Hukum acara masih dibahas
Ditemui pada kesempatan berbeda (16/2), Sugeng menginformasikan jajaran DKP masih intens merumuskan hukum acara. Dia mengatakan perumusan hukum acara sedikit ada kendala karena masing-masing anggota DKP sibuk sehingga sulit bertemu. Namun begitu, Sugeng meyakini kendala tersebut dapat segera diatasi sehingga hukum acara dapat dirampungkan sesuai target, yakni satu bulan.

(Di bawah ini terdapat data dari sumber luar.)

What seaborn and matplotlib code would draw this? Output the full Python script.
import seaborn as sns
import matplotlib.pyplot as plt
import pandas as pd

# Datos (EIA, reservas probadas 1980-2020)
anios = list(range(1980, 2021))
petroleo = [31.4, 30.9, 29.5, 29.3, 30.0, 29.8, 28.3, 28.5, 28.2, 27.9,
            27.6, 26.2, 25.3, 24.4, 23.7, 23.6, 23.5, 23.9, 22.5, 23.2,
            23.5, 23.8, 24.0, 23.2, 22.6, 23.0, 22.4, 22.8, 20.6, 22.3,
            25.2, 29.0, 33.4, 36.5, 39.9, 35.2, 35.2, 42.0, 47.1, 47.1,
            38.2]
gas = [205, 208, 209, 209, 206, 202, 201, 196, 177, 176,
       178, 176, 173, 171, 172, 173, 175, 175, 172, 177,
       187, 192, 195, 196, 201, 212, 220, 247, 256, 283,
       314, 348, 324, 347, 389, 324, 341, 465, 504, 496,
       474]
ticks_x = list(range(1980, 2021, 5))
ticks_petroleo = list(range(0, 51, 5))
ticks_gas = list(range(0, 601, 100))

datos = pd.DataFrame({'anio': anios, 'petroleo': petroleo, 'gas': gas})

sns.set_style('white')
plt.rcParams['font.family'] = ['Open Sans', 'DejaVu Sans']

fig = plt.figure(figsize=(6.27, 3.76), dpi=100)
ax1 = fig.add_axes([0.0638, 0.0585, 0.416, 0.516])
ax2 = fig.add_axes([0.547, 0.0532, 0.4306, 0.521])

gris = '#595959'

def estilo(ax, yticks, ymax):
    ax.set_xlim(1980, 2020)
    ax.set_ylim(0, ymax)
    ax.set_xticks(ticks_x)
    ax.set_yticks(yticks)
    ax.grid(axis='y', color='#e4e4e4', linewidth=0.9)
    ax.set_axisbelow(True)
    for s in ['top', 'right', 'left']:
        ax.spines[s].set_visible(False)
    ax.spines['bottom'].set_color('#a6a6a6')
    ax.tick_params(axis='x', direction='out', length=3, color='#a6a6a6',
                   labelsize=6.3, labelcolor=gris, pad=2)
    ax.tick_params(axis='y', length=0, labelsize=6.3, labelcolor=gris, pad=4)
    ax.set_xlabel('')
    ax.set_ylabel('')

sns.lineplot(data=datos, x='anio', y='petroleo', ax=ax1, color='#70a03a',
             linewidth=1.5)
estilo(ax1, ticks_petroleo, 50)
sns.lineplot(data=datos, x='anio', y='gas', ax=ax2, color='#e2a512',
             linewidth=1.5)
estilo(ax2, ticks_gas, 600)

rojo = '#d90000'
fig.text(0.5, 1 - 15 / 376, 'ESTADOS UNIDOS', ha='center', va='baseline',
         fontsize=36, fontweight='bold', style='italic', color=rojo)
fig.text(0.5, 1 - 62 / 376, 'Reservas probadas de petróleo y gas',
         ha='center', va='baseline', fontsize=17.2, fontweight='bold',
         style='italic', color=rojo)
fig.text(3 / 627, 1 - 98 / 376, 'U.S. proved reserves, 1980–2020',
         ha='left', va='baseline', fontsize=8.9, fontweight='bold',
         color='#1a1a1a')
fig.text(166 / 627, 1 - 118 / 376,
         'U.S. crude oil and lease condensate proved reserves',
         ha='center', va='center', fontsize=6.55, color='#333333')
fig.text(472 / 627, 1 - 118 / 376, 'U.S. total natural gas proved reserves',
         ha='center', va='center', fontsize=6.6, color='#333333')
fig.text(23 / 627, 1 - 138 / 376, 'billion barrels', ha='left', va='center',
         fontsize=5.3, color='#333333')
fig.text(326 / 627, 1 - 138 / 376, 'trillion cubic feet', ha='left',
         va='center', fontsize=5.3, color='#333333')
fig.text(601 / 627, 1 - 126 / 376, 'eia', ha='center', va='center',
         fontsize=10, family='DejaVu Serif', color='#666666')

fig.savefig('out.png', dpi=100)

Dalam dua minggu ini kita akan kompilasi usulan-usulan yang ada, lalu dua minggu berikutnya akan digodok. Seminggu kita bisa bertemu tiga kali, kata Sugeng.

Sedikit memberikan bocoran, hukum acara yang tengah digodok nantinya akan mengatur tentang saksi dan alat bukti, jenis hukuman, biaya perkara, dan akuntabilitas publik. Misalnya, ada usulan apabila advokat yang telah dijatuhi hukuman tetapi tidak menjalankannya atau justru melanggarnya maka hukumannya akan diperberat. Kalau advokat tersebut diskors tetapi diketahui tetap menjalankan praktek, maka akan diperberat sampai pencabutan sebagai advokat, ujarnya, memberi contoh.

Selain hukum acara, akan dirumuskan pula kode etik internal yang akan diberlakukan di kalangan DKP sendiri. Kode etik tersebut diantaranya mengatur bagaimana mekanisme yang berlaku apabila anggota DKP memiliki kepentingan dengan kasus pelanggaran etik yang ditangani.